In order to rise above the conception of death, one should play death, and try to know what death is. And it is a great lesson to play death. What we do is a very false thing, for we play life when we are subject to death. If we played death it would be something real, and not a hypocrisy. It is through this that we shall discover life. For we experience death by playing life, and we experience life by playing death. What we call death is the death of this body, and if we attach ourselves to this body as our being, then it is death. 
– vol VI, The Alchemy of Happiness : ‘The Continuity of Life’

‘To play’ is a verb with various applications. One thread of its meaning is to depart from the serious or the real; children play games, and although the games sometimes end in tears, there is still a clear distinction between real life and the constructed world of the game. There is, of course, an educational aspect to children’s games; by following the rules, the players learn about themselves and about the way the world works. They may also recognize that there are layers of ‘reality,’ some of which may be more easily shared, some less so. This educational aspect is something to keep in mind as we unfold Hazrat Inayat’s teaching.

We also use the word ‘play’ in the theatrical sense. The whole drama upon the stage is called a play, and an actor might play a king one night, and the next night play a slave. We understand that the actor, although presenting both the slave and the king, in reality is neither. This sense was surely not far from the mind of Hazrat Inayat Khan, for in Vadan Gamakas, we find this saying :
The scriptures have called Him the Creator;
the Masons have called Him the Architect;
but I know Him as the Actor on this stage of life.

As long as we are identified with our body and our sensory experiences, we may think we are living, but we are in truth trapped in an illusion, for the body inevitably is mortal, and all that we take as the evidence of life – our vision, our hearing, our touch, the beating of our fleshly heart – may vanish in a moment. Thus our dream of life is wrapped in the arms of death. To awaken from this, we must stop playing ‘life’ and learn to play ‘death’, meaning we must learn how to withdraw our awareness from the transient, physical realm, and begin to discover real life.

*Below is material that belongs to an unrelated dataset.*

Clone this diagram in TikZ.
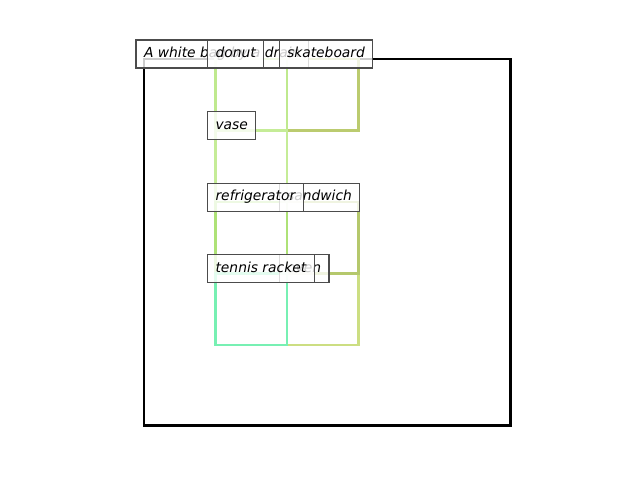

There are mystical techniques for this withdrawal that the wise offer to the seekers of Truth, but these apart, one can begin to prepare oneself for the ‘play of death’ by doing everything possible to let go of the addiction to the material world. In the moment of any physical experience, one can mentally take a step back and remind oneself that it is temporary, that it will pass. It can also be useful to turn the experience inside out, so to speak, and consider its opposite – the harsh cannot exist without the soft, the sweet cannot exist without the sour, and so on. In this way, we change the role we are playing, and in time begin to play for real. This is the birth of indifference, and in Gayan Boulas there are these two sayings:
Indifference is the key to the whole secret of life.
Indifference and independence are the two wings which enable the soul to fly.